Anna Bonaiuto ha dato volto e voce a tanti personaggi femminili di epoche diverse. Ma la caratteristica di questa attrice serissima, tra le più importanti del panorama italiano, è di eccellere tanto nel cinema quanto nel teatro. Non accade quasi mai, in Italia. Mastroianni fu importante attore di teatro con Visconti, per poi divenire uno dei più grandi attori del cinema. Gassman da celebre interprete drammatico, shakespeariano, divenne mitico in Il sorpasso, uno dei film più importanti di sempre. Carla Gravina era cinema e teatro, e televisione, memorabile Il segno del comando. Ma a parte questi e pochi altri casi, e soprattutto negli ultimi decenni, le strade divergono. Anna Proclemer, Giorgio Albertazzi, Valeria Moriconi, Glauco Mauri, i massimi del teatro italiano compaiono saltuariamente nel cinema, e viceversa. Anna Bonaiuto eccelle in teatro e cinema, lavorando accanitamente nell’uno e nell’altro...

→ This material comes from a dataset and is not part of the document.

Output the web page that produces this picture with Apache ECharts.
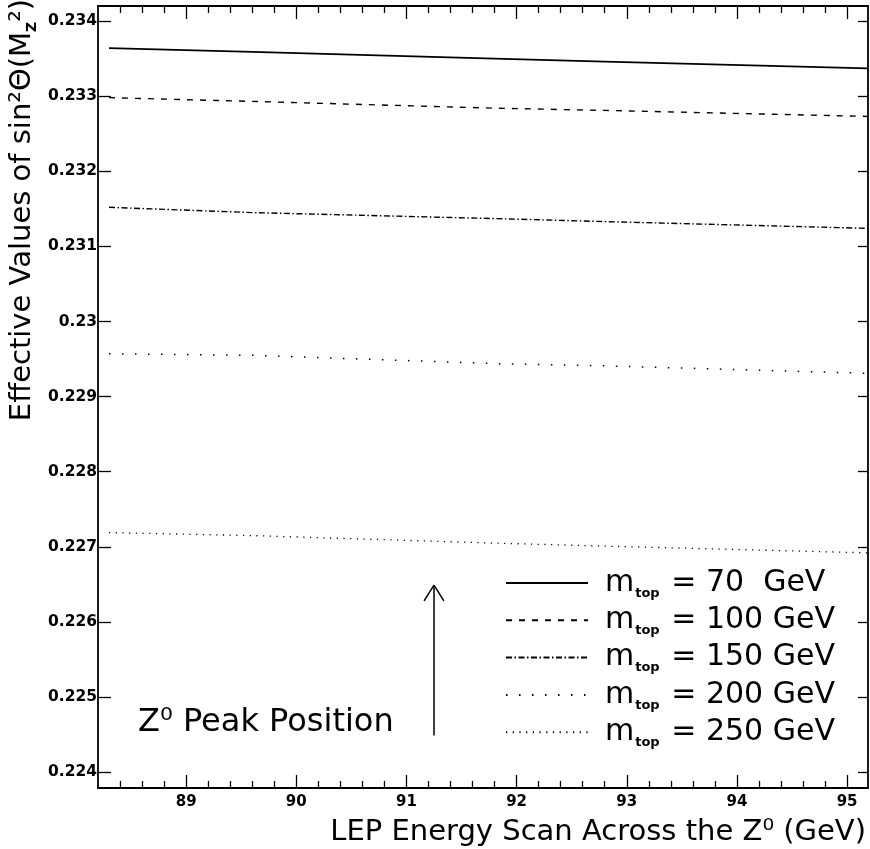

«Io non credo affatto che esista un attore di teatro e uno di cinema. Esistono attori bravi o meno – commenta l’attrice nata a Latisana, in Friuli Venezia-Giulia, ma di origini napoletanissime – e se un attore vale non c’è differenza tra teatro e cinema, perché fa parte del bagaglio e del talento di un attore dotato comprendere la situazione e immedesimarsi. Però questa divisione esiste di fatto, in Italia. Non è mai esistita altrove, Al Pacino e David Niven e i loro celebri colleghi si sono sempre dedicati ai due generi. In Italia in origine i registi si rivolgevano a bravi attori teatrali, poi il Neorealismo, che fu un fenomeno di grande rilievo, cambiò tutto. Ladri di biciclette, per fare un solo esempio, vide un regista bravissimo far recitare persone trovate per strada. Poi negli anni della commedia all’italiana si scelsero spesso attrici straniere abbandonando un po’ il teatro. Ma è una realtà che si è manifestata, non in base a un a necessità posta a priori. A priori non esiste un attore di teatro o di cinema ma solamente un attore. Tra l’altro ora vediamo una fusione in tal senso, ad esempio con il cinema di Mario Martone. La disposizione di base è ciò che conta: io ritengo necessario il teatro e necessario il cinema. Tutto parte dall’attore. È questo, il punto. L’attore...».